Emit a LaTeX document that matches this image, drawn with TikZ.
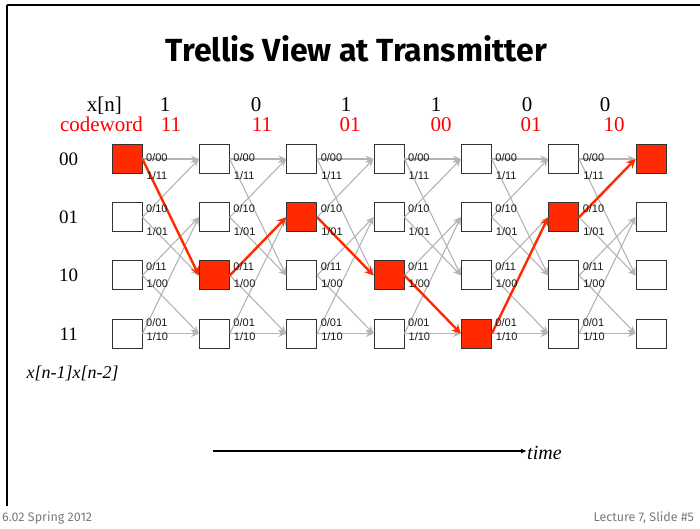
\documentclass[tikz,border=0pt]{standalone}
\usepackage{fontspec}
\setmainfont{Liberation Serif}
\newfontfamily\titlefont{Fira Sans}
\newfontfamily\lblfont{Liberation Sans}
\usetikzlibrary{arrows.meta,calc}
\definecolor{tred}{HTML}{FF2A00}
\definecolor{cwred}{HTML}{FF0000}
\definecolor{edgegray}{HTML}{B4B4B4}
\definecolor{footgray}{HTML}{7A7A7A}
\begin{document}
\begin{tikzpicture}[x=1pt,y=-1pt,
  state/.style={draw=black!80, line width=0.9pt, fill=white, minimum width=30pt, minimum height=29pt, inner sep=0pt},
  hot/.style={state, fill=tred},
  edge/.style={draw=edgegray, line width=1.1pt, -{Stealth[length=8pt,width=7pt,inset=3pt]}},
  redge/.style={draw=tred, line width=2.4pt, -{Stealth[length=9pt,width=9pt,inset=3pt]}},
  elbl/.style={font=\lblfont\fontsize{11}{11}\selectfont, anchor=base west, inner sep=0pt, text=black!90},
  big/.style={font=\fontsize{21}{21}\selectfont, inner sep=0pt},
  rowlbl/.style={font=\fontsize{19}{19}\selectfont, inner sep=0pt, anchor=base},
  foot/.style={font=\titlefont\fontsize{12.5}{12.5}\selectfont, text=footgray, inner sep=0pt}
]
\useasboundingbox (0,0) rectangle (700,528);
% frame
\draw[line width=1.6pt] (7,5) -- (700,5);
\draw[line width=1.6pt] (7,5) -- (7,506);
% title
\node[font=\titlefont\bfseries\fontsize{32}{32}\selectfont, anchor=base, inner sep=0pt] (title) at (356.5,61.5) {Trellis View at Transmitter};
% input and codeword rows
\node[big, anchor=base east] (xn) at (122,111) {x[n]};
\node[big, anchor=base east, text=cwred] (cw) at (143,131) {codeword};
\foreach \x/\b [count=\k] in {165/1, 256/0, 346/1, 436/1, 527/0, 605/0}
  \node[big, anchor=base] (b\k) at (\x,111) {\b};
\foreach \x/\c [count=\k] in {171/11, 262/11, 350/01, 441/00, 531/01, 614/10}
  \node[big, anchor=base, text=cwred] (c\k) at (\x,131) {\c};
% row labels
\foreach \j/\t in {0/00,1/01,2/10,3/11}
  \node[rowlbl] (r\j) at (68.7,{159+58.2*\j+6.5}) {\t};
\node[font=\itshape\fontsize{18}{18}\selectfont, anchor=base west, inner sep=0pt] (stlbl) at (26.5,378) {x[n-1]x[n-2]};
% states
\foreach \i/\h in {0/0,1/2,2/1,3/2,4/3,5/1,6/0}
  \foreach \j in {0,...,3}{
    \ifnum\j=\h\relax\def\st{hot}\else\def\st{state}\fi
    \node[\st] (n\i\j) at ({127+87.33*\i},{159+58.2*\j}) {};
  }
% gray edges
\foreach \i [evaluate=\i as \k using int(\i+1)] in {0,...,5}{
  \foreach \j/\a/\b in {0/0/2,1/0/2,2/1/3,3/1/3}{
    \draw[edge] (n\i\j.east) -- (n\k\a.west);
    \draw[edge] (n\i\j.east) -- (n\k\b.west);
  }
}
% red path
\draw[redge] (n00.east) -- (n12.west);
\draw[redge] (n12.east) -- (n21.west);
\draw[redge] (n21.east) -- (n32.west);
\draw[redge] (n32.east) -- (n43.west);
\draw[redge] (n43.east) -- (n51.west);
\draw[redge] (n51.east) -- (n60.west);
% edge labels
\foreach \i in {0,...,5}{
  \foreach \j/\la/\da/\lb/\db in {0/0\slash00/-1.5/1\slash11/16, 1/0\slash10/-8.5/1\slash01/14, 2/0\slash11/-9/1\slash00/8.5, 3/0\slash01/-11.5/1\slash10/3}{
    \node[elbl] at ($(n\i\j.east)+(3.5,{\da+4})$) {\la};
    \node[elbl] at ($(n\i\j.east)+(4,{\db+4})$) {\lb};
  }
}
% time arrow
\node[font=\itshape\fontsize{20}{20}\selectfont, anchor=base west, inner sep=0pt] (time) at (527,459) {time};
\coordinate (ts) at (213,451);
\draw[line width=1.8pt, -{Latex[length=6pt,width=5pt]}] (ts) -- (time.west |- ts);
% footer
\node[foot, anchor=base west] (f1) at (2,521) {6.02 Spring 2012};
\node[foot, anchor=base east] (f2) at (694,521) {Lecture 7, Slide \#5};
\end{tikzpicture}
\end{document}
========================================
Work instructions:
All of the material above is to be copied exactly, except for its images.

Solved exercise:
Emit a LaTeX document that matches this image, drawn with TikZ.
\documentclass[tikz,border=0pt]{standalone}
\usepackage{fontspec}
\setmainfont{Liberation Serif}
\newfontfamily\titlefont{Fira Sans}
\newfontfamily\lblfont{Liberation Sans}
\usetikzlibrary{arrows.meta,calc}
\definecolor{tred}{HTML}{FF2A00}
\definecolor{cwred}{HTML}{FF0000}
\definecolor{edgegray}{HTML}{B4B4B4}
\definecolor{footgray}{HTML}{7A7A7A}
\begin{document}
\begin{tikzpicture}[x=1pt,y=-1pt,
  state/.style={draw=black!80, line width=0.9pt, fill=white, minimum width=30pt, minimum height=29pt, inner sep=0pt},
  hot/.style={state, fill=tred},
  edge/.style={draw=edgegray, line width=1.1pt, -{Stealth[length=8pt,width=7pt,inset=3pt]}},
  redge/.style={draw=tred, line width=2.4pt, -{Stealth[length=9pt,width=9pt,inset=3pt]}},
  elbl/.style={font=\lblfont\fontsize{11}{11}\selectfont, anchor=base west, inner sep=0pt, text=black!90},
  big/.style={font=\fontsize{21}{21}\selectfont, inner sep=0pt},
  rowlbl/.style={font=\fontsize{19}{19}\selectfont, inner sep=0pt, anchor=base},
  foot/.style={font=\titlefont\fontsize{12.5}{12.5}\selectfont, text=footgray, inner sep=0pt}
]
\useasboundingbox (0,0) rectangle (700,528);
% frame
\draw[line width=1.6pt] (7,5) -- (700,5);
\draw[line width=1.6pt] (7,5) -- (7,506);
% title
\node[font=\titlefont\bfseries\fontsize{32}{32}\selectfont, anchor=base, inner sep=0pt] (title) at (356.5,61.5) {Trellis View at Transmitter};
% input and codeword rows
\node[big, anchor=base east] (xn) at (122,111) {x[n]};
\node[big, anchor=base east, text=cwred] (cw) at (143,131) {codeword};
\foreach \x/\b [count=\k] in {165/1, 256/0, 346/1, 436/1, 527/0, 605/0}
  \node[big, anchor=base] (b\k) at (\x,111) {\b};
\foreach \x/\c [count=\k] in {171/11, 262/11, 350/01, 441/00, 531/01, 614/10}
  \node[big, anchor=base, text=cwred] (c\k) at (\x,131) {\c};
% row labels
\foreach \j/\t in {0/00,1/01,2/10,3/11}
  \node[rowlbl] (r\j) at (68.7,{159+58.2*\j+6.5}) {\t};
\node[font=\itshape\fontsize{18}{18}\selectfont, anchor=base west, inner sep=0pt] (stlbl) at (26.5,378) {x[n-1]x[n-2]};
% states
\foreach \i/\h in {0/0,1/2,2/1,3/2,4/3,5/1,6/0}
  \foreach \j in {0,...,3}{
    \ifnum\j=\h\relax\def\st{hot}\else\def\st{state}\fi
    \node[\st] (n\i\j) at ({127+87.33*\i},{159+58.2*\j}) {};
  }
% gray edges
\foreach \i [evaluate=\i as \k using int(\i+1)] in {0,...,5}{
  \foreach \j/\a/\b in {0/0/2,1/0/2,2/1/3,3/1/3}{
    \draw[edge] (n\i\j.east) -- (n\k\a.west);
    \draw[edge] (n\i\j.east) -- (n\k\b.west);
  }
}
% red path
\draw[redge] (n00.east) -- (n12.west);
\draw[redge] (n12.east) -- (n21.west);
\draw[redge] (n21.east) -- (n32.west);
\draw[redge] (n32.east) -- (n43.west);
\draw[redge] (n43.east) -- (n51.west);
\draw[redge] (n51.east) -- (n60.west);
% edge labels
\foreach \i in {0,...,5}{
  \foreach \j/\la/\da/\lb/\db in {0/0\slash00/-1.5/1\slash11/16, 1/0\slash10/-8.5/1\slash01/14, 2/0\slash11/-9/1\slash00/8.5, 3/0\slash01/-11.5/1\slash10/3}{
    \node[elbl] at ($(n\i\j.east)+(3.5,{\da+4})$) {\la};
    \node[elbl] at ($(n\i\j.east)+(4,{\db+4})$) {\lb};
  }
}
% time arrow
\node[font=\itshape\fontsize{20}{20}\selectfont, anchor=base west, inner sep=0pt] (time) at (527,459) {time};
\coordinate (ts) at (213,451);
\draw[line width=1.8pt, -{Latex[length=6pt,width=5pt]}] (ts) -- (time.west |- ts);
% footer
\node[foot, anchor=base west] (f1) at (2,521) {6.02 Spring 2012};
\node[foot, anchor=base east] (f2) at (694,521) {Lecture 7, Slide \#5};
\end{tikzpicture}
\end{document}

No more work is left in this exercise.